De plus, nous nous inquiétons de l’impression créée par l’ajout de nouveaux produits à la liste des agents autorisés pour le nettoyage d’un déversement de pétrole. En effet, cela peut créer l’illusion qu’il existe une solution facile lorsqu’une telle fuite, un désastre sur le plan environnemental, se produit. Les pétrolières, lorsqu’elles réclament les approbations réglementaires nécessaires à leurs activités, se basent notamment sur leurs plans en cas de déversement.

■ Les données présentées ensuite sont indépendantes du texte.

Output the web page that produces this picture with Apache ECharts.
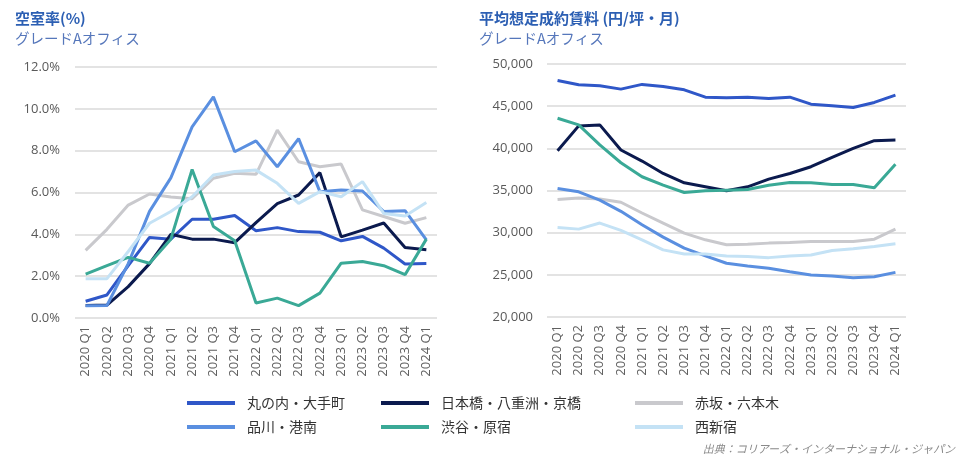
<!DOCTYPE html>
<html><head><meta charset="utf-8">
<script src="https://cdn.jsdelivr.net/npm/echarts@6/dist/echarts.min.js"></script>
<style>html,body{margin:0;padding:0;background:#fff}#c{width:963px;height:464px}</style>
</head><body><div id="c"></div>
<script>
const categories = ['2020 Q1','2020 Q2','2020 Q3','2020 Q4','2021 Q1','2021 Q2','2021 Q3','2021 Q4','2022 Q1','2022 Q2','2022 Q3','2022 Q4','2023 Q1','2023 Q2','2023 Q3','2023 Q4','2024 Q1'];
const seriesNames = ['丸の内・大手町','日本橋・八重洲・京橋','赤坂・六本木','品川・港南','渋谷・原宿','西新宿'];
const seriesColors = ['#2f57c8','#0b1a4e','#c9c9cd','#5a8fe0','#3aa996','#c4e2f5'];

// Vacancy rate (%)
const vacMarunouchi = [0.8,1.1,2.5,3.85,3.77,4.72,4.72,4.9,4.17,4.32,4.13,4.1,3.69,3.9,3.34,2.58,2.6];
const vacNihonbashi = [0.6,0.62,1.5,2.6,4.0,3.77,3.77,3.6,4.56,5.47,5.88,6.95,3.88,4.2,4.54,3.37,3.26];
const vacAkasaka = [3.23,4.24,5.4,5.93,5.78,5.7,6.68,6.92,6.87,8.98,7.47,7.23,7.36,5.17,4.85,4.53,4.8];
const vacShinagawa = [0.58,0.6,2.6,5.1,6.7,9.14,10.57,7.95,8.47,7.23,8.58,6.04,6.12,6.07,5.09,5.13,3.74];
const vacShibuya = [2.1,2.5,2.9,2.62,3.77,7.1,4.37,3.69,0.72,0.95,0.59,1.19,2.62,2.7,2.5,2.07,3.77];
const vacNishiShinjuku = [1.88,1.88,3.18,4.53,5.09,5.8,6.84,7.0,7.07,6.44,5.48,6.04,5.8,6.52,5.0,4.88,5.52];

// Average assumed contract rent (yen/tsubo/month)
const rentMarunouchi = [48050,47540,47420,47020,47580,47340,46940,46070,45990,46070,45910,46070,45240,45040,44840,45440,46310];
const rentNihonbashi = [39720,42660,42780,39800,38490,37020,35910,35440,34960,35440,36350,37020,37820,38930,40000,40910,40990];
const rentAkasaka = [33930,34120,34000,33610,32330,31140,29950,29150,28560,28640,28760,28830,28950,28950,28950,29230,30420];
const rentShinagawa = [35240,34840,33850,32530,30940,29470,28160,27240,26370,26050,25770,25370,24980,24860,24660,24780,25290];
const rentShibuya = [43570,42780,40400,38290,36630,35630,34760,34960,35040,35120,35630,35950,35910,35710,35710,35320,38100];
const rentNishiShinjuku = [30620,30420,31140,30270,29150,27960,27480,27480,27240,27160,27040,27240,27360,27880,28080,28360,28680];

const vacData = [vacMarunouchi,vacNihonbashi,vacAkasaka,vacShinagawa,vacShibuya,vacNishiShinjuku];
const rentData = [rentMarunouchi,rentNihonbashi,rentAkasaka,rentShinagawa,rentShibuya,rentNishiShinjuku];

const FONT = '"Open Sans","Noto Sans CJK JP",sans-serif';
const JFONT = '"Noto Sans CJK JP","Open Sans",sans-serif';

function mkSeries(data, idx){
  return data.map((d,i)=>({
    name: seriesNames[i], type:'line', xAxisIndex: idx, yAxisIndex: idx,
    data: d, symbol:'none', lineStyle:{width:3, color: seriesColors[i]},
    itemStyle:{color: seriesColors[i]}, z: 2, animation:false
  }));
}
function xAx(idx){
  return {type:'category', gridIndex: idx, data: categories, boundaryGap:true,
    axisLine:{show:false}, axisTick:{show:false},
    axisLabel:{rotate:90, fontSize:13, color:'#606060', fontFamily:FONT, margin:8, interval:0}};
}
const splitLine = {show:true, lineStyle:{color:'#dadada', width:1.5}};
const legendCols = [[0,3],[1,4],[2,5]];
const legendLeft = [182, 376, 630];

const chart = echarts.init(document.getElementById('c'), null, {renderer:'canvas'});
chart.setOption({
  animation:false,
  title:[
    {text:'空室率(%)', subtext:'グレードAオフィス', left:10, top:6, itemGap:5,
     textStyle:{fontSize:15, fontWeight:'bold', color:'#2c5fb3', fontFamily:JFONT},
     subtextStyle:{fontSize:14.5, color:'#5677bb', fontFamily:JFONT}},
    {text:'平均想定成約賃料 (円/坪・月)', subtext:'グレードAオフィス', left:474, top:6, itemGap:5,
     textStyle:{fontSize:15, fontWeight:'bold', color:'#2c5fb3', fontFamily:JFONT},
     subtextStyle:{fontSize:14.5, color:'#5677bb', fontFamily:JFONT}}
  ],
  grid:[
    {left:75, top:67, width:362, height:251},
    {left:547, top:64, width:359, height:253}
  ],
  xAxis:[xAx(0), xAx(1)],
  yAxis:[
    {type:'value', gridIndex:0, min:0, max:12, interval:2,
     axisLabel:{formatter:v=>v.toFixed(1)+'%', fontSize:13, color:'#595959', fontFamily:FONT, margin:15},
     splitLine: splitLine, axisLine:{show:false}, axisTick:{show:false}},
    {type:'value', gridIndex:1, min:20000, max:50000, interval:5000,
     axisLabel:{formatter:v=>v.toLocaleString('en-US'), fontSize:13, color:'#595959', fontFamily:FONT, margin:14},
     splitLine: splitLine, axisLine:{show:false}, axisTick:{show:false}}
  ],
  legend: legendCols.map((col,k)=>({
    orient:'vertical', left: legendLeft[k], top: 391, itemGap: 10,
    itemWidth: 48, itemHeight: 4, icon:'rect',
    data: col.map(i=>seriesNames[i]),
    textStyle:{fontSize:14, color:'#333', fontFamily:JFONT, padding:[0,0,0,7]},
    selectedMode:false
  })),
  graphic:[{type:'text', right:8, top:443,
    style:{text:'出典：コリアーズ・インターナショナル・ジャパン', fontSize:11, fill:'#8a8a8a', fontFamily:JFONT, fontStyle:'italic'}}],
  series: [...mkSeries(vacData,0), ...mkSeries(rentData,1)]
});
</script></body></html>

Elles affirment alors pouvoir « gérer» de telles fuites en utilisant des agents dispersants, tels que le Corexit 9500A, à grande échelle. Toutefois, les faits nous laissent penser que l’utilisation de ces produits est, au mieux inefficace et constitue, au pire, un facteur aggravant rendant le remède pire que la maladie.
Ce faux sentiment de sécurité par rapport au nettoyage des déversements pétroliers inquiète gravement le WWF-Canada, alors que la fonte de la banquise ouvre le Nord à un développement économique et industriel à plus grande échelle. En particulier, l’exploitation pétrolière et gazière dans l’Arctique – que ce soit vers l’ouest dans la mer de Beaufort ou vers l’est dans la baie de Baffin – constitue un motif important d’inquiétude. Au cours des dernières années et en collaboration avec Ecojustice, nous avons soumis plusieurs requêtes à l’Office national de l’énergie, lui demandant de n’accorder aucune exemption aux règles strictes entourant les activités de forage extracôtier.
En conclusion? Il n’y a qu’une seule façon vraiment efficace de gérer un déversement pétrolier : faire en sorte qu’il ne se produise pas en premier lieu.